__Information provided__:
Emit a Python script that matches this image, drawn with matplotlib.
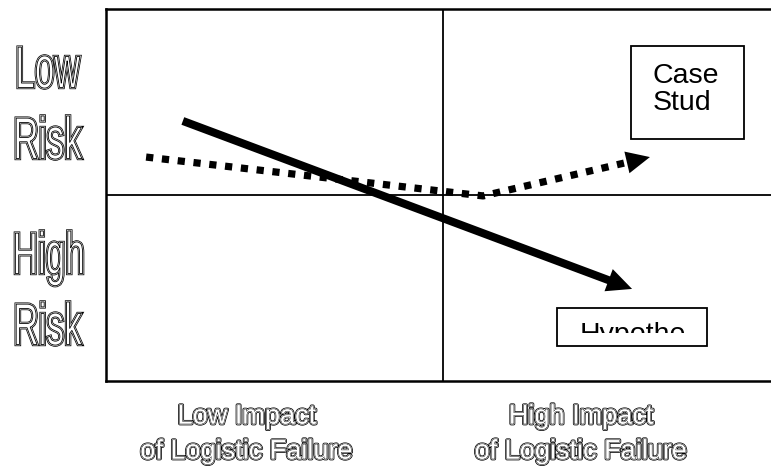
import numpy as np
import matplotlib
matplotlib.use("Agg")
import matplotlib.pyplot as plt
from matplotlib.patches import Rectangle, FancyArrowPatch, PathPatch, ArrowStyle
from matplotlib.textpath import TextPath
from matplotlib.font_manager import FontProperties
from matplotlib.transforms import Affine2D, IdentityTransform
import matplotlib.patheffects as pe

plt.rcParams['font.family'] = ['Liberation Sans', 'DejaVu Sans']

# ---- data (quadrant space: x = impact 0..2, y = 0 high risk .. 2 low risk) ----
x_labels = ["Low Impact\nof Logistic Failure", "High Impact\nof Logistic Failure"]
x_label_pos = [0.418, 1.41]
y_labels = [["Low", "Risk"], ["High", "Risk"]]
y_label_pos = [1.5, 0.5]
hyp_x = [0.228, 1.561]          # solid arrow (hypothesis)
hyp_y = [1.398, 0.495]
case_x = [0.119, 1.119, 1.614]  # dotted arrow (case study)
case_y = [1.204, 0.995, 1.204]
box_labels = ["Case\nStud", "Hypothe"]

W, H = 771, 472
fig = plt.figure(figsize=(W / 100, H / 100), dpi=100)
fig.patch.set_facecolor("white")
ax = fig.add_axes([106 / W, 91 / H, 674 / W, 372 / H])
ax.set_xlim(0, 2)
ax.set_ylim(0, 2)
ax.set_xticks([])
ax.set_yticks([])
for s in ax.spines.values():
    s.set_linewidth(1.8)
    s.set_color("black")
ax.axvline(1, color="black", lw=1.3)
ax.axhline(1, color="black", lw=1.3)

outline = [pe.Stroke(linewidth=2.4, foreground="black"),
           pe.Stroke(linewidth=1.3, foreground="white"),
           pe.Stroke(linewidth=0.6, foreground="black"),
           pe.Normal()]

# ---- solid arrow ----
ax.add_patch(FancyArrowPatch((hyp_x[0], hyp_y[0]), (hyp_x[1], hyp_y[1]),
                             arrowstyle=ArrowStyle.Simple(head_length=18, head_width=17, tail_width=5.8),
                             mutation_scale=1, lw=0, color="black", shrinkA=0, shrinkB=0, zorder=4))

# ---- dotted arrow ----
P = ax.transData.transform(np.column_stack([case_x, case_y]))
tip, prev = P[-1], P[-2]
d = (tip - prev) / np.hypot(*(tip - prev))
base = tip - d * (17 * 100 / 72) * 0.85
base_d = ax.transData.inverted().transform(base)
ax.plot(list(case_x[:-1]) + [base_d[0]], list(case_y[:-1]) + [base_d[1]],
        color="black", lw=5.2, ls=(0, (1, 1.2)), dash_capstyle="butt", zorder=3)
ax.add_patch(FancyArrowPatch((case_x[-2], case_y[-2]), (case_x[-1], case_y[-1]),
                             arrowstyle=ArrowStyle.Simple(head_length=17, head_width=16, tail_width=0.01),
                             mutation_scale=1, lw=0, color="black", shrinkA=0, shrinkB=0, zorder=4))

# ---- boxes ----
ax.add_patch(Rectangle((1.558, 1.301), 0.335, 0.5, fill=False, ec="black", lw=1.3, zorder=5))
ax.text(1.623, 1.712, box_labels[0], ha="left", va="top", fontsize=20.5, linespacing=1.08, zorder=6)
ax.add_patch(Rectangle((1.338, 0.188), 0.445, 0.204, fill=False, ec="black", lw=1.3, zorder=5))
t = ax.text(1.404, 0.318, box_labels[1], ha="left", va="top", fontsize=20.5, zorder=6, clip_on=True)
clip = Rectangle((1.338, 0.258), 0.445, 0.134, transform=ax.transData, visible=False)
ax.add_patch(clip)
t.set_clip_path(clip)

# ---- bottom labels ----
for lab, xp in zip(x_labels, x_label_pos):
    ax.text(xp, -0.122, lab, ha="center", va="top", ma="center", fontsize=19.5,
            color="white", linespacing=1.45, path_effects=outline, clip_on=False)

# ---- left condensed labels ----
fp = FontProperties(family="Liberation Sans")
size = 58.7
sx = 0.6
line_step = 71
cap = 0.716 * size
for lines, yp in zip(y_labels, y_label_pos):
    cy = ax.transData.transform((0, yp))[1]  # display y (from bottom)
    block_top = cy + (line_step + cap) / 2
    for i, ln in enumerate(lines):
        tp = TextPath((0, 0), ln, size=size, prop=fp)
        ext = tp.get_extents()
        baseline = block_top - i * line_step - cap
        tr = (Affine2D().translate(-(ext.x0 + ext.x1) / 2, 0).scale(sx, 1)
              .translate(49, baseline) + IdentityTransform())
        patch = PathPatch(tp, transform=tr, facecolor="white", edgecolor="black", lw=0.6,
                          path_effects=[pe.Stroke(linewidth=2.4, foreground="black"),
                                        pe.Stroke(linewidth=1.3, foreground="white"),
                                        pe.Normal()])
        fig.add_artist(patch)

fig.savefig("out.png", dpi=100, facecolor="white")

__Your instructions__: Return the whole listing, word for word, and leave out every picture.

__Complete response__:
Emit a Python script that matches this image, drawn with matplotlib.
import numpy as np
import matplotlib
matplotlib.use("Agg")
import matplotlib.pyplot as plt
from matplotlib.patches import Rectangle, FancyArrowPatch, PathPatch, ArrowStyle
from matplotlib.textpath import TextPath
from matplotlib.font_manager import FontProperties
from matplotlib.transforms import Affine2D, IdentityTransform
import matplotlib.patheffects as pe

plt.rcParams['font.family'] = ['Liberation Sans', 'DejaVu Sans']

# ---- data (quadrant space: x = impact 0..2, y = 0 high risk .. 2 low risk) ----
x_labels = ["Low Impact\nof Logistic Failure", "High Impact\nof Logistic Failure"]
x_label_pos = [0.418, 1.41]
y_labels = [["Low", "Risk"], ["High", "Risk"]]
y_label_pos = [1.5, 0.5]
hyp_x = [0.228, 1.561]          # solid arrow (hypothesis)
hyp_y = [1.398, 0.495]
case_x = [0.119, 1.119, 1.614]  # dotted arrow (case study)
case_y = [1.204, 0.995, 1.204]
box_labels = ["Case\nStud", "Hypothe"]

W, H = 771, 472
fig = plt.figure(figsize=(W / 100, H / 100), dpi=100)
fig.patch.set_facecolor("white")
ax = fig.add_axes([106 / W, 91 / H, 674 / W, 372 / H])
ax.set_xlim(0, 2)
ax.set_ylim(0, 2)
ax.set_xticks([])
ax.set_yticks([])
for s in ax.spines.values():
    s.set_linewidth(1.8)
    s.set_color("black")
ax.axvline(1, color="black", lw=1.3)
ax.axhline(1, color="black", lw=1.3)

outline = [pe.Stroke(linewidth=2.4, foreground="black"),
           pe.Stroke(linewidth=1.3, foreground="white"),
           pe.Stroke(linewidth=0.6, foreground="black"),
           pe.Normal()]

# ---- solid arrow ----
ax.add_patch(FancyArrowPatch((hyp_x[0], hyp_y[0]), (hyp_x[1], hyp_y[1]),
                             arrowstyle=ArrowStyle.Simple(head_length=18, head_width=17, tail_width=5.8),
                             mutation_scale=1, lw=0, color="black", shrinkA=0, shrinkB=0, zorder=4))

# ---- dotted arrow ----
P = ax.transData.transform(np.column_stack([case_x, case_y]))
tip, prev = P[-1], P[-2]
d = (tip - prev) / np.hypot(*(tip - prev))
base = tip - d * (17 * 100 / 72) * 0.85
base_d = ax.transData.inverted().transform(base)
ax.plot(list(case_x[:-1]) + [base_d[0]], list(case_y[:-1]) + [base_d[1]],
        color="black", lw=5.2, ls=(0, (1, 1.2)), dash_capstyle="butt", zorder=3)
ax.add_patch(FancyArrowPatch((case_x[-2], case_y[-2]), (case_x[-1], case_y[-1]),
                             arrowstyle=ArrowStyle.Simple(head_length=17, head_width=16, tail_width=0.01),
                             mutation_scale=1, lw=0, color="black", shrinkA=0, shrinkB=0, zorder=4))

# ---- boxes ----
ax.add_patch(Rectangle((1.558, 1.301), 0.335, 0.5, fill=False, ec="black", lw=1.3, zorder=5))
ax.text(1.623, 1.712, box_labels[0], ha="left", va="top", fontsize=20.5, linespacing=1.08, zorder=6)
ax.add_patch(Rectangle((1.338, 0.188), 0.445, 0.204, fill=False, ec="black", lw=1.3, zorder=5))
t = ax.text(1.404, 0.318, box_labels[1], ha="left", va="top", fontsize=20.5, zorder=6, clip_on=True)
clip = Rectangle((1.338, 0.258), 0.445, 0.134, transform=ax.transData, visible=False)
ax.add_patch(clip)
t.set_clip_path(clip)

# ---- bottom labels ----
for lab, xp in zip(x_labels, x_label_pos):
    ax.text(xp, -0.122, lab, ha="center", va="top", ma="center", fontsize=19.5,
            color="white", linespacing=1.45, path_effects=outline, clip_on=False)

# ---- left condensed labels ----
fp = FontProperties(family="Liberation Sans")
size = 58.7
sx = 0.6
line_step = 71
cap = 0.716 * size
for lines, yp in zip(y_labels, y_label_pos):
    cy = ax.transData.transform((0, yp))[1]  # display y (from bottom)
    block_top = cy + (line_step + cap) / 2
    for i, ln in enumerate(lines):
        tp = TextPath((0, 0), ln, size=size, prop=fp)
        ext = tp.get_extents()
        baseline = block_top - i * line_step - cap
        tr = (Affine2D().translate(-(ext.x0 + ext.x1) / 2, 0).scale(sx, 1)
              .translate(49, baseline) + IdentityTransform())
        patch = PathPatch(tp, transform=tr, facecolor="white", edgecolor="black", lw=0.6,
                          path_effects=[pe.Stroke(linewidth=2.4, foreground="black"),
                                        pe.Stroke(linewidth=1.3, foreground="white"),
                                        pe.Normal()])
        fig.add_artist(patch)

fig.savefig("out.png", dpi=100, facecolor="white")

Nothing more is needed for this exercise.